5 p.m. Venturing on foot out of the park can be tricky, so don’t be afraid to stop at the visitor’s bureau. Head across the Laurel Street Bridge or in the opposite direction to the Cactus Garden, and take the bus up towards Hillcrest (away from Downtown). Hillcrest is a fun and vibrant area of San Diego, it is also gay friendly. Stop in at City Deli for an amazing sandwich at 535 University Ave.

7 p.m. Nighttime Zoo! Back at Balboa Park, you can find the world-famous San Diego Zoo. During the summer it has later hours of operation, which is prefect for the weary traveler. There is certainly a lot to see at the zoo, but if you are fast-a-foot you’ll be able to see most of it efficiently.

9 p.m. 12 hours are up! Still alive? Here are two ways to end the night. Either head back down to Downtown. If you  have a car, and would prefer a quieter evening, drive up to La Jolla.

Downtown plan: Like any good city there’s plenty to do at night. And if you are young, excitable, and have nothing better to do with your life, go out and party! You will find almost every option a good one. I recommend avoiding places you’ve heard of (like Hard Rock) and places that are just strange. Otherwise, you’re good to go. The Old Spaghetti Factory is a great staple, if you are afraid to venture out. Dick’s Last Resort is fun-filled, though not for vegetarians. And new hotspots have opened up like Stingaree. Your best bet is to stay within ten blocks of the ballpark.

La Jolla plan: It is possible to get here via bus, but likely a car is better. Take the La Jolla Village Drive exit off the 5 and head to water! There will be lots of shops and restaurants, and breathtaking views of cliff side ocean. If this is summertime, you may have some light left, but otherwise you’ll notice the street lights do a nice job of illuminating where the modern world meets the ocean. This is certainly a more mature and relaxed evening. Definitely date material. But don’t worry, I wont call you old if you decide on this option.

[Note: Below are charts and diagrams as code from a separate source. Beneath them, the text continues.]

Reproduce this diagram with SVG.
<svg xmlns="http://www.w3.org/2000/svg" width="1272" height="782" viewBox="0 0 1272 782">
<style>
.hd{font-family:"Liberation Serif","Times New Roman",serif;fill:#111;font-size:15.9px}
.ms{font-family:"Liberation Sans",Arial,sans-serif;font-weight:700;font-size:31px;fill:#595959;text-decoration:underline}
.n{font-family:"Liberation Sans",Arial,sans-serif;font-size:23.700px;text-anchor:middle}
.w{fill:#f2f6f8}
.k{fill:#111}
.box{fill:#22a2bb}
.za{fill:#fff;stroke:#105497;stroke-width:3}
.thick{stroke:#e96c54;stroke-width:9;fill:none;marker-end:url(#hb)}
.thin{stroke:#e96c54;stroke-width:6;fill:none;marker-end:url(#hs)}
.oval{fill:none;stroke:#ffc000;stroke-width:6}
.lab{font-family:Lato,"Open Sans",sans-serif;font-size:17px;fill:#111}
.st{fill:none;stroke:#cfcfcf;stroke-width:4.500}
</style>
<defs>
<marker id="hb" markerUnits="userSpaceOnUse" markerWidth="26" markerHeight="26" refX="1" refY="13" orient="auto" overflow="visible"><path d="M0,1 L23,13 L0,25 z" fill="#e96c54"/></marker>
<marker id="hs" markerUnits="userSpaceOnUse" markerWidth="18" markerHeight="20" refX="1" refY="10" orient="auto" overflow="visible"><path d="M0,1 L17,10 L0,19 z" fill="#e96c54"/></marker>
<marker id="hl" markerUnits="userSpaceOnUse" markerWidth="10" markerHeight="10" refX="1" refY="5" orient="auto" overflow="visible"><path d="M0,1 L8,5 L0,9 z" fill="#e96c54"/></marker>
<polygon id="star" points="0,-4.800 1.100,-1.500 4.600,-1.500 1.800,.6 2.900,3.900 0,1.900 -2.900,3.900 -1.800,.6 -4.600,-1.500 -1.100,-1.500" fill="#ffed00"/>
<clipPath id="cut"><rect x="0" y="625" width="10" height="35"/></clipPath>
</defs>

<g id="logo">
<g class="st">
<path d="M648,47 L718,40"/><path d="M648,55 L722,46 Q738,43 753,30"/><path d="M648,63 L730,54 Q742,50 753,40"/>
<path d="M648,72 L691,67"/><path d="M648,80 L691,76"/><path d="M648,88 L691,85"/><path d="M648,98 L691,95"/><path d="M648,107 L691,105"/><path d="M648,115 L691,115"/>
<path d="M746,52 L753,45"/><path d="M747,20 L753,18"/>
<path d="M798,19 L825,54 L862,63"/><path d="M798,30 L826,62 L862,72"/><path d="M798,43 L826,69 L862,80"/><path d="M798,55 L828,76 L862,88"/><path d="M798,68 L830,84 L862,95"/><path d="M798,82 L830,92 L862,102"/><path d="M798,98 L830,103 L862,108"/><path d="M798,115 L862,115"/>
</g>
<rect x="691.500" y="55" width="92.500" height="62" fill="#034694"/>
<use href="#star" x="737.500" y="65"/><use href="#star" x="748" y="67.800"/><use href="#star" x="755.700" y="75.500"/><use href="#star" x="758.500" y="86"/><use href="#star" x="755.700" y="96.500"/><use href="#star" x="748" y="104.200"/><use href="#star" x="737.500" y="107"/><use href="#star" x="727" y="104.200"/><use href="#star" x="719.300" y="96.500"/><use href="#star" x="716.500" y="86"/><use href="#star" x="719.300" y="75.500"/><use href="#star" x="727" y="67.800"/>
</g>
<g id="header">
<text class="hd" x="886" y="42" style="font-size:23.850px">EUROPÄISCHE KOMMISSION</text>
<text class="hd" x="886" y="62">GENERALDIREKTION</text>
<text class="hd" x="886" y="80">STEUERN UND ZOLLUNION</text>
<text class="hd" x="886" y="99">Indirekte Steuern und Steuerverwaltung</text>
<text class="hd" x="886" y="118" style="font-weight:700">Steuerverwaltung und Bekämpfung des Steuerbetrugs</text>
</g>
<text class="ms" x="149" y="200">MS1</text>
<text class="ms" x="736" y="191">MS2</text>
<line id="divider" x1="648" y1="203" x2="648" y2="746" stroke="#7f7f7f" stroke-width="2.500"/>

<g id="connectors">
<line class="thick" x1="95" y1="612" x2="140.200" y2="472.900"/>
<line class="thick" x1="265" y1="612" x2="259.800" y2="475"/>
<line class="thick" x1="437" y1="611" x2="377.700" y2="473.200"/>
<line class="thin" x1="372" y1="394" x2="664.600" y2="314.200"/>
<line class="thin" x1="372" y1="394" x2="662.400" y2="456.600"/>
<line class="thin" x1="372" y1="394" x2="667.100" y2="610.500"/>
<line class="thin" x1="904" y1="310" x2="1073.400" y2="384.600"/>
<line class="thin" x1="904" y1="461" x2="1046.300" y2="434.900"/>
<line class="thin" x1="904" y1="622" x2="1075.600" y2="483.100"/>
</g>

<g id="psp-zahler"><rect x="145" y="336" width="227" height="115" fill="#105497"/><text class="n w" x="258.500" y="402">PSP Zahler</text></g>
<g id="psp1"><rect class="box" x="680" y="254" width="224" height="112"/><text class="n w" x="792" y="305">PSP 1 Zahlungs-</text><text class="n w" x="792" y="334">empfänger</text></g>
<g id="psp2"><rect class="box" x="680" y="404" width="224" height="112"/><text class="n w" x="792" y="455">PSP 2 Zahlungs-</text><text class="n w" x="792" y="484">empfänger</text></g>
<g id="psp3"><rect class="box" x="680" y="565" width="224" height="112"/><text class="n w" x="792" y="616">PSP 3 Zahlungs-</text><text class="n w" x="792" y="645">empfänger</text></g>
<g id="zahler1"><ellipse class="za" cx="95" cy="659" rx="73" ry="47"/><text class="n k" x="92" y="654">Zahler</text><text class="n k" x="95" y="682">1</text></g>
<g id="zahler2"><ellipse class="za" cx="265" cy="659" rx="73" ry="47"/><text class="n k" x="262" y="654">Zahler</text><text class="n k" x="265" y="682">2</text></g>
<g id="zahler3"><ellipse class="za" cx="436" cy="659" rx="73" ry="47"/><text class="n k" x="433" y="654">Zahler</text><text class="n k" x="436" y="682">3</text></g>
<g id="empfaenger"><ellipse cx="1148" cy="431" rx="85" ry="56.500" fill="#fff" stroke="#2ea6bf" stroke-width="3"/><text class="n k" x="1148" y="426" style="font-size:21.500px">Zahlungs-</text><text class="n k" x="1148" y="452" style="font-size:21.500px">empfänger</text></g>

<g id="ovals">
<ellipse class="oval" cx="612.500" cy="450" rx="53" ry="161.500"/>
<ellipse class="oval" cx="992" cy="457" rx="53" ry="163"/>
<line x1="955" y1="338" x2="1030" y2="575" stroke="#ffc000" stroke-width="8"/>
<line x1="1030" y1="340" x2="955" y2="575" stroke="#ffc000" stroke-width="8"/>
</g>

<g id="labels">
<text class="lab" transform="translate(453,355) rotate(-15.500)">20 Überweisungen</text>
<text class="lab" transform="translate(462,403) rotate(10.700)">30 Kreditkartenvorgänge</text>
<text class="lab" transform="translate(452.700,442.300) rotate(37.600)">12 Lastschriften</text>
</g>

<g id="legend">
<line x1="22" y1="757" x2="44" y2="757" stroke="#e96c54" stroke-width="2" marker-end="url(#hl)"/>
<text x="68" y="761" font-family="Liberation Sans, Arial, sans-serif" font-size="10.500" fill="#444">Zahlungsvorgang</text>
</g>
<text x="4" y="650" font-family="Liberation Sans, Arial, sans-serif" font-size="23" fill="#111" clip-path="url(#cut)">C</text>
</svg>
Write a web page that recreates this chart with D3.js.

2 a.m. Still awake? While it’s certainly past the whirlwind curfew, you can return to the safe haven of Coronado island. Either go to the Little Club or Night and Day Cafe. The only two places in town open past all night long. Certainly less alarming than staying in Downtown til all hours of the night, and not a shabby way to wind down.

Let’s Go Surfing Now

Posted: 1 September 2010 in The States, Western Bliss

Coronado, my illustrious hometown, may have won the travel channels vote for best beach, but sometimes I wonder what they were thinking. The one main drawback: the water is frigid! Yes, there is lots and lots of sand, but that means a really long walk to the water. Yes, you can take your dog to one part, surf in another, and lay under a cabana by the dell.  I learned a custom in Newport Beach, which has similar application. A tourist arrives, decked out in board shorts, too much sun block, and a surf board under their arm. You sit there and watch them run towards the water, eager to learn how to surf. And like clockwork you watch them run back not more than three minutes later, crying over their lack of a wetsuit. It may look warm in Southern California, but one should really pay more attention to coastal climate trends before embarking on your daily activities. Coronado does have a great perk though. You can walk around and do nothing all day long! There are places to shop, or eat. Great Mootime ice cream, and a plethora of parks and sandy alcoves. And aside from the “traffic” on Orange Avenue, it is an ideally quiet little town. Here’s what I recommend

Wake up: Start your day off waking up at the Marriot Coronado Island Resort. It used to be called Le Meridien, and has an idyllic view of the San Diego skyline.

Breakfast: Walk towards the ferry landing (can’t miss it), there’s a nice coffee shop with an ever changing name on the corner of first and Orange.

First activity: Walk to the Del. The Hotel Del Coronado, that is. It is just great to look at. The shops are more or less overpriced, but well worth a window shopping. And make sure you see the upside-down-hull ballroom, and of course the haunted room.

Next step: Beach or pool, either way you’re in for a first class treat, and both are ridiculously close together. It’s an island people, doesn’t take long to get anywhere.

Lunch: Firehouse restaurant back towards the ferry landing is tasty and reasonably priced. It also has a pet friendly patio. Orange Ave btw 1st and 2nd

After Lunch: Cafe 1134. They have great coffee drinks, and it’s on the way back to the beach. Orange Ave btw 10th and Church.

Sunset: You have to go to the beach. Even if you were already there. Make another trip. Ocean Ave off Church or 10th.

Dinner: Chez Loma is right around the corner from the beach, it’s quaint, but has existed in Coronado for as long as I can remember. They must be doing something right. On 10th… maybe. It’s close to 1 134.

Desert: Mootime! On Orange btw 10th and C (you’ll get used to it)

Real Desert: Try McP’s or the Brewery. They are on opposite sides of the island. And when it gets really really late, head to the little club. Or stop by the very landing, enjoy the night sky over San Diego’s waterfront, and back to sleep. McP’s Orange btw C and B. Brewery on Orange btw 1st and 2nd. Ferry landing on Orange and 1st.

Makes me miss home. What I do know, is that I’ve taken full advantage of what it has to have offer. Don’t discount Peohe’s or Miguel’s, they are also great places to eat. And Alexander’s pizza is awesome, especially if you have pizza lovers! Go explore! And don’t speed. You’ll get caught. No, really. You will.